Las bolsitas

José Varela FAÍSCAS

FERROL CIUDAD

08 may 2022 . Actualizado a las 05:00 h.

Cerca de la gaza que sirve de asidero a la traílla es el lugar más habitual para atar la talega plástica destinada a las caninas de los ahora llamados mascotas y antes (qué zotes: la única mascota que conocíamos era la cabra de la Legión) solo perros. Más de un propietario de chucho lleva la bolsita por pura exhibición, como los coloridos lazos en la cola de una cometa, si bien sé que cada vez más amos las usan cabalmente.

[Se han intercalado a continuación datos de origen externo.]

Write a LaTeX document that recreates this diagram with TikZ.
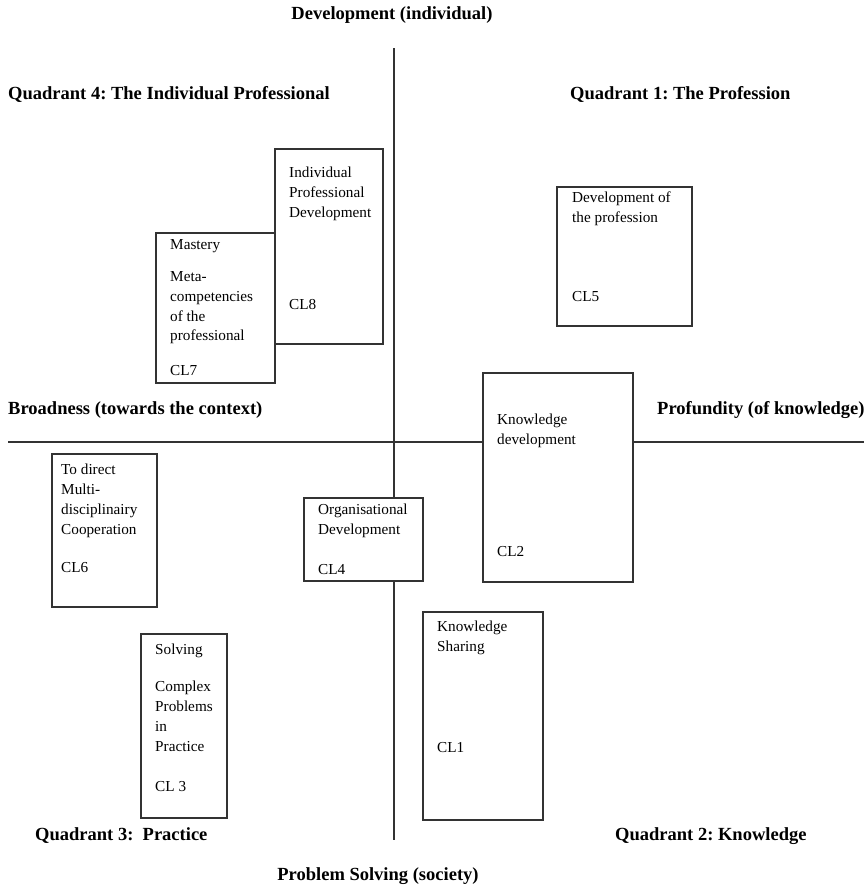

En mis recorridos mañaneros de andaina vernácula soy testigo de ello, aunque también queda un nutrido club de refractarios/as al cartucho que se afanan con ahínco cada día en fertilizar ribazos, aceras y calles, tal vez para revitalizar la descripción de Jorgito el Inglés sobre las rúas ferrolanas del XIX. Pero el subgrupo social que me resulta más inquietante de entre quienes han cooptado un can como uno más de la familia es el de aquellos que, efectivamente, portan la bolsita de polipropileno, introducen su mano en ella como en un guante para recoger la cagada tibia de su can cuando este tiene a bien acuclillarse para depositarla, y, finalmente, la anudan —la bolsa, no los zurullos; esto es, la atan con los cagallones dentro—. Y digo finalmente porque ahí remata la acción: la abandonan —ahora sí: bolsa y excremento— en el mismo lugar. Así, lo que la intemperie despacharía en días, se prolonga indefinidamente porque ya se sabe que el plástico dura un huevo. De esta guisa, vamos alfombrando como en el Corpus paseos y senderos —el Camiño Inglés en Caranza es un muestrario— de mierda deliciosamente empaquetada y protegida de la lluvia y de las insaciables moscas. Es la expresión artística de la higiénica guarrería de los/las finos/as.